We are at the top of the hill now, standing at the west gate of the Pool Garden. As you can see, the pool’s winter-covering is solidly frozen. But the ice will melt rapidly now, if our nighttime temperatures remain above freezing. I can hardly wait to
skinny dip swim beneath the gaze of the various statues which surround the water.
Opposite the pool is the Kitchen Garden (click here for summertime photos). Here, the autumn-planted garlic is enjoying a day of sunshine. I always plant “hard-neck” varieties, because they produce the “scapes” which are needed for this amazing pesto.
Are you a fan of rhubarb? Some people can’t bear its tart taste. But I can’t imagine springtime without this swoon-worthy Rhubard Crisp.

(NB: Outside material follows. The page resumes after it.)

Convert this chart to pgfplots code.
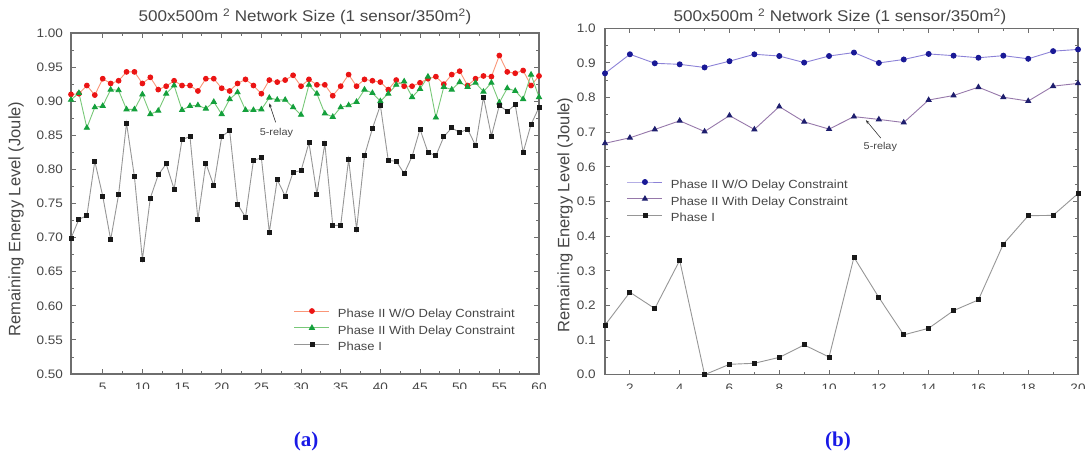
\documentclass[border=0pt]{standalone}
\usepackage{fontspec}
\setmainfont{Liberation Sans}
\newfontfamily\wf{Liberation Sans}[FakeStretch=1.1]
\newfontfamily\capfont{Liberation Serif}
\usepackage{pgfplots}
\usepackage{pgfplotstable}
\pgfplotsset{compat=1.18}
\usetikzlibrary{arrows.meta}

\definecolor{axisgray}{RGB}{110,110,110}
\definecolor{labelgray}{RGB}{70,70,70}
\definecolor{redline}{RGB}{250,150,120}
\definecolor{redmark}{RGB}{235,20,20}
\definecolor{greenline}{RGB}{120,200,120}
\definecolor{greenmark}{RGB}{20,160,60}
\definecolor{blackline}{RGB}{150,150,150}
\definecolor{blackmark}{RGB}{25,25,25}
\definecolor{blueline}{RGB}{140,130,215}
\definecolor{bluemark}{RGB}{25,25,150}
\definecolor{triline}{RGB}{150,120,170}
\definecolor{trimark}{RGB}{30,30,110}
\definecolor{capblue}{RGB}{25,25,230}

% 60-node run (a)
\pgfplotstableread{
x red green black
1 0.910 0.902 0.699
2 0.911 0.912 0.727
3 0.923 0.861 0.732
4 0.909 0.891 0.812
5 0.933 0.893 0.761
6 0.926 0.917 0.697
7 0.930 0.916 0.763
8 0.943 0.888 0.868
9 0.943 0.888 0.789
10 0.926 0.910 0.668
11 0.935 0.881 0.758
12 0.917 0.886 0.792
13 0.922 0.911 0.808
14 0.930 0.923 0.771
15 0.923 0.887 0.844
16 0.923 0.893 0.848
17 0.915 0.894 0.727
18 0.933 0.889 0.809
19 0.933 0.899 0.776
20 0.919 0.881 0.848
21 0.915 0.903 0.857
22 0.926 0.913 0.749
23 0.932 0.887 0.730
24 0.923 0.887 0.813
25 0.911 0.888 0.817
26 0.931 0.905 0.708
27 0.928 0.902 0.785
28 0.931 0.902 0.761
29 0.938 0.891 0.796
30 0.922 0.880 0.798
31 0.932 0.924 0.839
32 0.924 0.911 0.764
33 0.924 0.882 0.838
34 0.908 0.877 0.718
35 0.922 0.891 0.718
36 0.939 0.894 0.815
37 0.922 0.899 0.712
38 0.932 0.917 0.820
39 0.930 0.912 0.860
40 0.928 0.900 0.894
41 0.917 0.911 0.813
42 0.931 0.924 0.812
43 0.922 0.929 0.794
44 0.922 0.906 0.819
45 0.927 0.918 0.859
46 0.933 0.936 0.825
47 0.936 0.876 0.820
48 0.925 0.921 0.848
49 0.939 0.917 0.861
50 0.944 0.928 0.854
51 0.923 0.921 0.859
52 0.933 0.927 0.835
53 0.937 0.914 0.906
54 0.936 0.927 0.849
55 0.967 0.898 0.894
56 0.943 0.919 0.885
57 0.941 0.915 0.895
58 0.945 0.903 0.825
59 0.923 0.939 0.866
60 0.937 0.906 0.891
}\runA

% 20-node run (b)
\pgfplotstableread{
x wo with phase
1 0.870 0.668 0.143
2 0.925 0.684 0.238
3 0.899 0.708 0.191
4 0.896 0.733 0.330
5 0.887 0.702 0.000
6 0.905 0.748 0.030
7 0.925 0.708 0.033
8 0.920 0.774 0.050
9 0.901 0.730 0.086
10 0.920 0.709 0.051
11 0.930 0.745 0.339
12 0.900 0.737 0.223
13 0.910 0.728 0.115
14 0.926 0.793 0.134
15 0.921 0.806 0.185
16 0.915 0.830 0.216
17 0.921 0.801 0.377
18 0.912 0.790 0.459
19 0.934 0.833 0.460
20 0.939 0.841 0.523
}\runB

\pgfplotsset{
  energy/.style={
    scale only axis, clip=false,
    axis line style={draw=axisgray, line width=1.1pt},
    every tick/.style={draw=axisgray, line width=0.9pt},
    tick align=inside,
    major tick length=5pt, minor tick length=3pt,
    minor x tick num=1, minor y tick num=1,
    tick label style={font=\wf\fontsize{12.3}{13}\selectfont, text=labelgray},
    /pgf/number format/assume math mode=true,
    legend cell align=left,
    legend style={draw=none, fill=none, inner sep=0pt, outer sep=0pt,
      font=\wf\fontsize{11.8}{12}\selectfont, text=labelgray,
      row sep=4.5pt, column sep=8pt,
      nodes={inner sep=0pt, text height=9pt, text depth=3pt}},
    legend image code/.code={
      \draw[mark repeat=2, mark phase=2, #1]
        plot coordinates {(0pt,3.5pt) (17.5pt,3.5pt) (35pt,3.5pt)};
    },
  },
}

\begin{document}
\begin{tikzpicture}
\useasboundingbox (0pt,0pt) rectangle (1086pt,459pt);

% ---- (a) ----
\begin{axis}[energy,
  at={(71pt,85pt)}, anchor=south west,
  width=468pt, height=341pt,
  xmin=1, xmax=60, ymin=0.5, ymax=1.0,
  xtick={5,10,...,60},
  ytick={0.50,0.55,0.60,0.65,0.70,0.75,0.80,0.85,0.90,0.95,1.00},
  y tick label style={/pgf/number format/fixed,
    /pgf/number format/fixed zerofill,
    /pgf/number format/precision=2, xshift=-4.5pt},
  x tick label style={yshift=-5pt},
  legend style={at={(0.4765,0.192)}, anchor=north west},
]
\addplot[redline, line width=0.9pt, mark=*, mark size=2.4pt,
  mark options={draw=redmark, fill=redmark}] table[x=x, y=red] {\runA};
\addlegendentry{Phase II W/O Delay Constraint}
\addplot[greenline, line width=0.9pt, mark=triangle*, mark size=2.9pt,
  mark options={draw=greenmark, fill=greenmark}] table[x=x, y=green] {\runA};
\addlegendentry{Phase II With Delay Constraint}
\addplot[blackline, line width=0.9pt, mark=square*, mark size=2pt,
  mark options={draw=blackmark, fill=blackmark}] table[x=x, y=black] {\runA};
\addlegendentry{Phase I}
\node[font=\wf\fontsize{9.9}{10}\selectfont, text=labelgray]
  at (axis cs:26.9,0.853) {5-relay};
\draw[-{Stealth[length=4pt,width=3pt]}, line width=0.6pt, black!80]
  (axis cs:26.8,0.869) -- (axis cs:26.0,0.897);
\end{axis}

% ---- (b) ----
\begin{axis}[energy,
  at={(605pt,84.3pt)}, anchor=south west,
  width=473pt, height=346.4pt,
  xmin=1, xmax=20, ymin=0, ymax=1.0,
  xtick={2,4,...,20},
  ytick={0,0.1,0.2,0.3,0.4,0.5,0.6,0.7,0.8,0.9,1.0},
  y tick label style={/pgf/number format/fixed,
    /pgf/number format/fixed zerofill,
    /pgf/number format/precision=1, xshift=-5.9pt},
  x tick label style={yshift=-6pt},
  legend style={at={(0.0465,0.5635)}, anchor=north west},
]
\addplot[blueline, line width=0.9pt, mark=*, mark size=2.5pt,
  mark options={draw=bluemark, fill=bluemark}] table[x=x, y=wo] {\runB};
\addlegendentry{Phase II W/O Delay Constraint}
\addplot[triline, line width=0.9pt, mark=triangle*, mark size=2.8pt,
  mark options={draw=trimark, fill=trimark}] table[x=x, y=with] {\runB};
\addlegendentry{Phase II With Delay Constraint}
\addplot[blackline, line width=0.9pt, mark=square*, mark size=2pt,
  mark options={draw=blackmark, fill=blackmark}] table[x=x, y=phase] {\runB};
\addlegendentry{Phase I}
\node[font=\wf\fontsize{9.9}{10}\selectfont, text=labelgray]
  at (axis cs:12.06,0.657) {5-relay};
\draw[-{Stealth[length=4pt,width=3pt]}, line width=0.6pt, black!80]
  (axis cs:12.08,0.683) -- (axis cs:11.48,0.735);
\end{axis}

% the source figure is cropped through the x tick labels
\fill[white] (55pt,45pt) rectangle (1086pt,70.5pt);

% titles, axis labels, panel captions
\node[anchor=base, font=\wf\fontsize{15.5}{16}\selectfont, text=labelgray]
  at (305pt,437pt) {500x500m \textsuperscript{2} Network Size (1 sensor/350m\textsuperscript{2})};
\node[anchor=base, font=\wf\fontsize{15.5}{16}\selectfont, text=labelgray]
  at (840pt,437pt) {500x500m \textsuperscript{2} Network Size (1 sensor/350m\textsuperscript{2})};
\node[rotate=90, font=\fontsize{16.5}{17}\selectfont, text=labelgray]
  at (16pt,240pt) {Remaining Energy Level (Joule)};
\node[rotate=90, font=\fontsize{16.5}{17}\selectfont, text=labelgray]
  at (565pt,244pt) {Remaining Energy Level (Joule)};
\node[font=\capfont\bfseries\fontsize{21}{21}\selectfont, text=capblue]
  at (306pt,18pt) {(a)};
\node[font=\capfont\bfseries\fontsize{21}{21}\selectfont, text=capblue]
  at (838pt,18pt) {(b)};
\end{tikzpicture}
\end{document}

We can enter the Woodland Garden now, but only if you are willing to climb over (or duck under) a fallen tree. The tree is just one of the casualties of our 2014 winter from hell. I’ll have to hire someone to cut the thing up. The sawed segments can be used for path-edging. (Here’s the Woodland Garden’s sordid story.)
We’re standing between the Kitchen and Pool Gardens now, looking down at the Herb Garden. This “formal” plot is located behind the Music Room wing of the house. If you have a small yard, consider designing for yourself a garden like this one, with just just four raised beds. You’d be amazed at how much produce you’ll harvest.
Shall we head inside now? I’d like to offer you a bird’s-eye view of the Rose Garden.
I’d also like to offer you something to drink.
And because today is such a glorious day, I think a Lemon Drop Martini is in order.
You can let me know which beverage you’ve chosen by leaving a comment.
Well. I hope you had a good time on this little tour. I’ve certainly enjoyed your company.